Relation transatlantique
Le troisième enjeu, le plus spectaculaire, le plus cuisant aussi pour les Français, est la question de la relation transatlantique, dont Joe Biden n’a tenu aucun cas en souscrivant au nouvel accord. On pensait qu’après l’unilatéralisme de Donald Trump son successeur serait plus sensible aux exigences du multilatéralisme et qu’il tiendrait compte davantage de l’avis de ses alliés. C’était une illusion. Le gouvernement français a eu raison de réagir avec force, par la voix de son ministre des affaires étrangères, Jean-Yves Le Drian, aux mauvaises manières de Washington.
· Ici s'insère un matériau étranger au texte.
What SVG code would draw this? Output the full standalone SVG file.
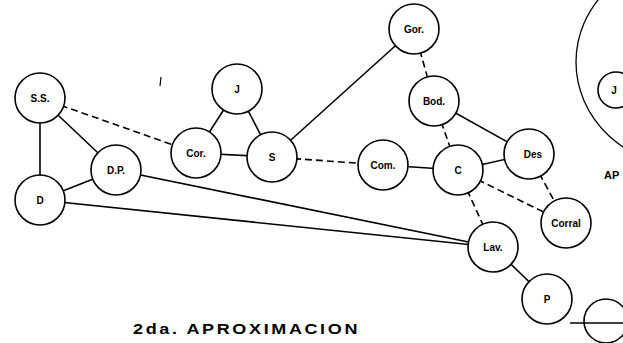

Mais il est clair que la relation transatlantique a subi un coup sérieux, qui pose la question de savoir ce que signifie pour les Etats-Unis le statut même d’allié. Comme l’écrit à juste titre Michel Duclos dans l’article cité plus haut, « si l’administration américaine veut vraiment organiser un réseau d’alliances pour contrer la puissance chinoise, elle a fait preuve dans cette affaire d’une véritable irresponsabilité, prenant le risque d’ « antagoniser » un allié non négligeable et de se couper d’une partie au moins des Européens ».
Défense européenne
Reste la grande question, qui ne cesse de se poser depuis la naissance de la communauté européenne. Cette question – c’est le quatrième enjeu - est celle de savoir ce que peuvent et veulent faire les Européens pour sortir de leur isolement et tenir leur place dans les affaires du monde, et en particulier, dans celles de la zone Indo-Pacifique, où ils viennent de réaffirmer leur engagement. L’initiative australo-américaine qui a donné naissance à l’AUKUS invite l’Europe à la modestie et surtout à l’union. On parle depuis des années de la nécessité d’une défense européenne, qui complète le parapluie de l’OTAN sans s’y substituer. On en est loin. Certes des progrès importants ont été faits dans cette direction mais l’Union européenne n’est pas encore prête à agir comme une puissance autonome sur la scène internationale. La France a certes reçu le soutien de ses partenaires européens dans le conflit qui l’oppose à l’Australie et aux Etats-Unis, mais le chemin est encore long vers la fameuse « autonomie stratégique » à laquelle aspirent une partie des Européens. Il faut espérer que la crise des sous-marins va accélérer le mouvement vers une Europe plus forte et plus active.